NABU: Novelle des Hessischen Wassergesetzes greift zu kurz
Wetzlar – Was der NABU Hessen seit Jahren fordert, wird nun endlich umgesetzt: Hessen novelliert sein Wassergesetz. Trotzdem sehen es die Naturschützer mit einem lachendem und einem weinenden Auge. „Dynamische Gewässer und die dort lebenden Tiere brauchen Platz“, betont Stefanie Stüber, stellvertretende Landesvorsitzende des NABU Hessen. Und den bekommen sie mit der Gesetzesänderung immer noch nicht in ausreichendem Maße.
Statt eines ungenutzten Zehnmeter-Streifens mit natürlicher Entwicklung soll es nur einen Viermeter-Streifen geben, auf dem nicht mehr gepflügt werden darf. So soll der Phosphor-Eintrag durch Bodenabtrag aus Äckern verringert werden. Aus der Begründung des Gesetzesentwurfs lässt sich aber entnehmen, dass das nur eine Fläche von 2000 Hektar ausmacht. Das sind gerade einmal 0,4 Prozent der Ackerfläche in Hessen. Nach Ansicht des NABU wird die Verringerung des Phosphor-Eintrags aus der Landwirtschaft damit verschwindend gering sein. Pikanterweise betont auch die Begründung, dass dies für die Landwirtschaft „keine relevante Größe“ ist. Im Viermeter-Streifen will die Umweltministerin Priska Hinz auch den Einsatz von Dünge- und Spritzmitteln verbieten, damit weniger Gift und Nitrat in die Bäche läuft. Dies begrüßt der NABU als guten Anfang.
Allerdings könne das eigentliche Ziel des Gewässerrandstreifens nicht erreicht werden. Der ist sogar in der Gesetzesbegründung formuliert: So soll hier eigentlich eine strukturreiche Ufervegetation aus Gehölzsäumen oder Hochstaudenfluren Lebensraum „für die terrestrische und aquatische Flora und Fauna“ darstellen und damit zur Artenvielfalt beitragen. Der Randstreifen soll „Entwicklungs- und Vernetzungskorridor“ sein und auch dem Wasserrückhalt bei Hochwasser dienen. Demnach sollen sie auch eine „Filterfunktion gegen den Eintrag von Sedimenten, Nähr- und Schadstoffen“ in die Bäche haben. „All das ist unmöglich, wenn die Gewässerrandstreifen weiter bewirtschaftet werden“, so Stüber. Wenn gemäht und die ackerbauliche Nutzung „mit konservierenden Bodenbearbeitungsverfahren“ fortgesetzt werden darf, werde es keine Gehölze oder Hochstaudenfluren mit hoher Artenvielfalt, keine Filterung, keinen Hochwasserschutz geben.

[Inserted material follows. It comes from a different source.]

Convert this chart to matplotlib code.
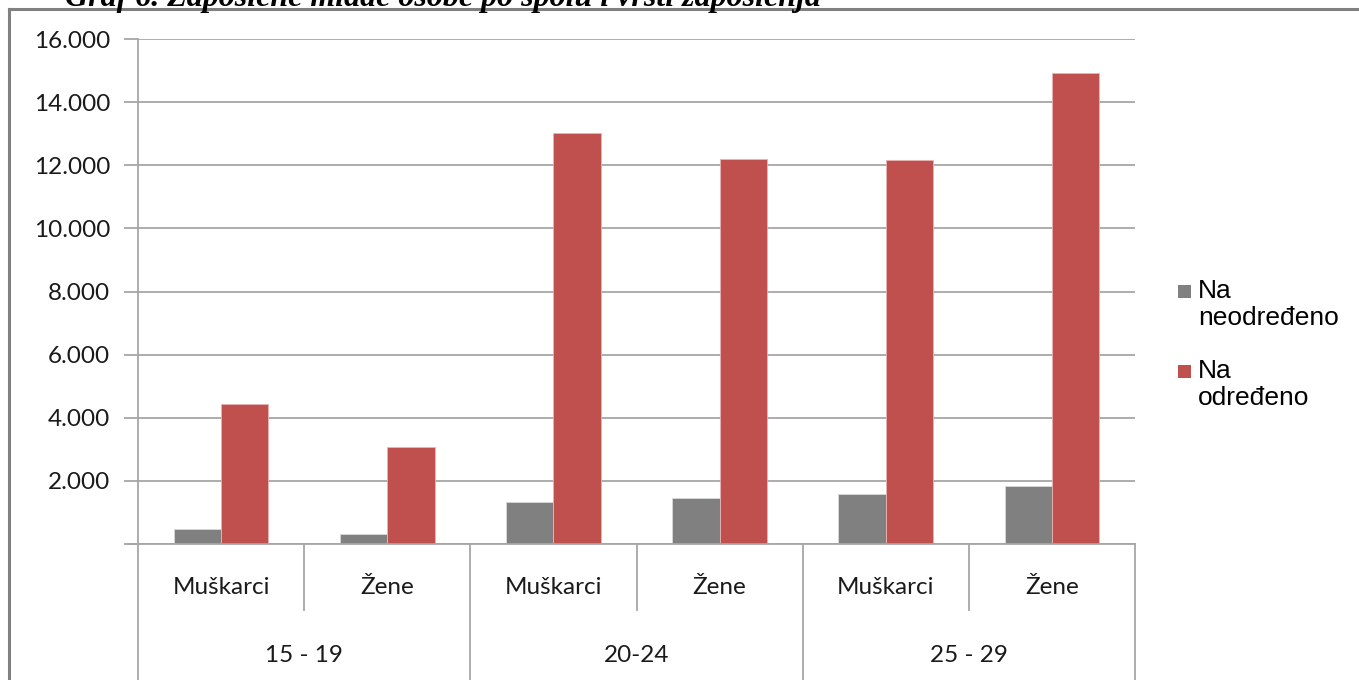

Laut NABU wird das Gesetz auch nicht der laufenden Ausbreitung der Biber an Hessens Flüssen gerecht. Inzwischen gibt es 591 Biber in Hessen, im Jahr 2007 waren es nur 145. „Der Biber braucht einen Streifen von 10 bis 30 Meter entlang der Gewässer zum leben“, so Stüber. Dort fallen Bäume um, werden Ufer nass oder es entstehen sogar Biberseen. Gleichzeitig bringt der Landschaftsgestalter genau die hohe Artenvielfalt zurück, die seit der Bach-Begradigungen verschwunden ist. Die Naturschützer sagen eine weitere Ausbreitung der Biber voraus. „Ein konfliktfreies Miteinander von Biber und Landwirtschaft kann es auf Dauer nur geben, wenn die Bäche einen nutzungsfreien Uferstreifen bekommen“, so der NABU.
Vor drei Wochen hat der NABU gemeinsam mit dem BUND eine Beschwerde bei der EU-Kommission eingereicht. Die Naturschützer rufen die EU darin auf, ein Vertragsverletzungsverfahren gegen Deutschland einzuleiten, weil die schon vor 17 Jahren erlassene EU-Wasserrahmen-Richtlinie nicht eingehalten wurde. Sie schrieb den Ländern eigentlich vor, bis 2015 alle Bäche und Flüsse in einen „guten Zustand“ zu bringen. Hessen hat das nur in 21 von 414 Fällen geschafft. Unverständnis hat der NABU deshalb für eine Regelung im Gesetzentwurf, dass das Pflügeverbot im Viermeter-Streifen erst ab 2022 gelten soll. „Der Ernst der Lage wurde nicht begriffen“, so Stüber. Offenbar habe der Koalitionspartner CDU die nötigen Verbesserungen im Gewässerschutz im Interesse der Landwirtschaftslobby ausgebremst.